** Start **
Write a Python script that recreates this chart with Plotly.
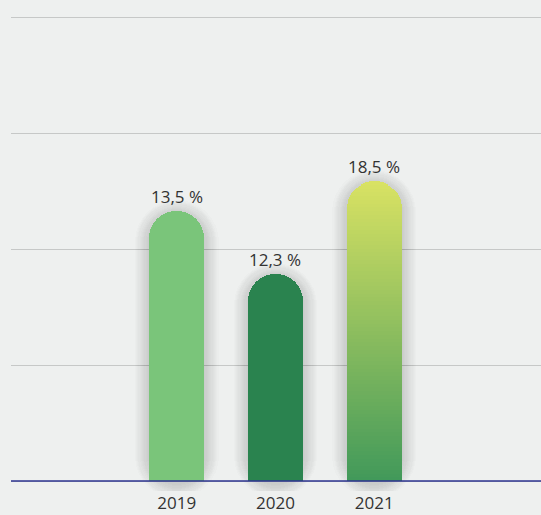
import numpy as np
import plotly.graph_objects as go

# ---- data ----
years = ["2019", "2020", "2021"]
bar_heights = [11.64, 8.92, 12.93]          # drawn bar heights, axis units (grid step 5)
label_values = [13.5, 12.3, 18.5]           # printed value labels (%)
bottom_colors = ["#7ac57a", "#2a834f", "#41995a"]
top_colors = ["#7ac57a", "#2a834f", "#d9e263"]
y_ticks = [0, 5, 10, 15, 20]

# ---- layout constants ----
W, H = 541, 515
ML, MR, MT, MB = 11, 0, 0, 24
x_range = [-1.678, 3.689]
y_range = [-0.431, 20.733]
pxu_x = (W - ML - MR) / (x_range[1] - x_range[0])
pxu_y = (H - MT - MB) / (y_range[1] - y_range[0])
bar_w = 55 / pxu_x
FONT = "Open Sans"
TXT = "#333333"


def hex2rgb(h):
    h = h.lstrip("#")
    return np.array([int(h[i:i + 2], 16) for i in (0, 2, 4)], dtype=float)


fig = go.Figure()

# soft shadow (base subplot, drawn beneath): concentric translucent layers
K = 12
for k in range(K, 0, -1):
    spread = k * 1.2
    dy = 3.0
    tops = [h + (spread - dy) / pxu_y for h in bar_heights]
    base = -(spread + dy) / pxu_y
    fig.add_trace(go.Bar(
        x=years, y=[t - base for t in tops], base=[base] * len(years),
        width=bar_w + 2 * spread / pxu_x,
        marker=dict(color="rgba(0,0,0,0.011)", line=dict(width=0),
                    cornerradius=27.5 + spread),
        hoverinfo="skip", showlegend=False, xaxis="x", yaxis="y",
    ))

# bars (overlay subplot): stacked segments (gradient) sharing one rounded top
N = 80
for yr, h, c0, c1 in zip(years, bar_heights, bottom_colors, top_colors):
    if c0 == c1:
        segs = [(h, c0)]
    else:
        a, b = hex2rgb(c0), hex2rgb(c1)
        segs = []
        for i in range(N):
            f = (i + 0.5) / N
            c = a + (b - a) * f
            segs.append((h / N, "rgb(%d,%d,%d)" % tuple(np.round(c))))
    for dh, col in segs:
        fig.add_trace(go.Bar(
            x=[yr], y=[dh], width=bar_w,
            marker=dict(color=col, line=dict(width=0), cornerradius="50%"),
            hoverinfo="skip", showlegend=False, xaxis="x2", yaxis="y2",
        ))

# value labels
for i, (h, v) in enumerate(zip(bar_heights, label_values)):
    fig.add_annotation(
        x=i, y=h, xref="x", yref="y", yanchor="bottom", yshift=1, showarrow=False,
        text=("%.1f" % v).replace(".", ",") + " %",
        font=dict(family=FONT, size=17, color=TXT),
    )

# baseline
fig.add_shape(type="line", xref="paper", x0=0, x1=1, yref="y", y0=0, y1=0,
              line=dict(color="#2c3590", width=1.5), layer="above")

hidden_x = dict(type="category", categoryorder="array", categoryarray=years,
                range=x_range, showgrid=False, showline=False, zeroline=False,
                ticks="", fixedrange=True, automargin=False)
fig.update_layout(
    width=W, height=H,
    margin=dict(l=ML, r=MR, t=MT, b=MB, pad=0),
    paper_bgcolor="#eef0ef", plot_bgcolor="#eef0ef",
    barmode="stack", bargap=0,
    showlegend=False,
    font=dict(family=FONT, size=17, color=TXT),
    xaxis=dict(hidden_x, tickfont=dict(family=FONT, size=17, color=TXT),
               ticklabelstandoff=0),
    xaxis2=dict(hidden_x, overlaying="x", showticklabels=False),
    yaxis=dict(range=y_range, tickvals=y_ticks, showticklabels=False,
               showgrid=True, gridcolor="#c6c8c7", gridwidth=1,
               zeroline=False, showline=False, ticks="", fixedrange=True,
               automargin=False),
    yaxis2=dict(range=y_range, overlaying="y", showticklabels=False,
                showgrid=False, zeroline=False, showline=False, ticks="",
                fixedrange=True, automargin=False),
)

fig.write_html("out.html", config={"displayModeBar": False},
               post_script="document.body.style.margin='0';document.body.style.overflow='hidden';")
** End **
*What is being asked*: From the first line of the listing above, repeat every line through the one holding "import plotly.graph_objects as go". Both ends count, and pictures stay out.

*Answer to the exercise*:
Write a Python script that recreates this chart with Plotly.
import numpy as np
import plotly.graph_objects as go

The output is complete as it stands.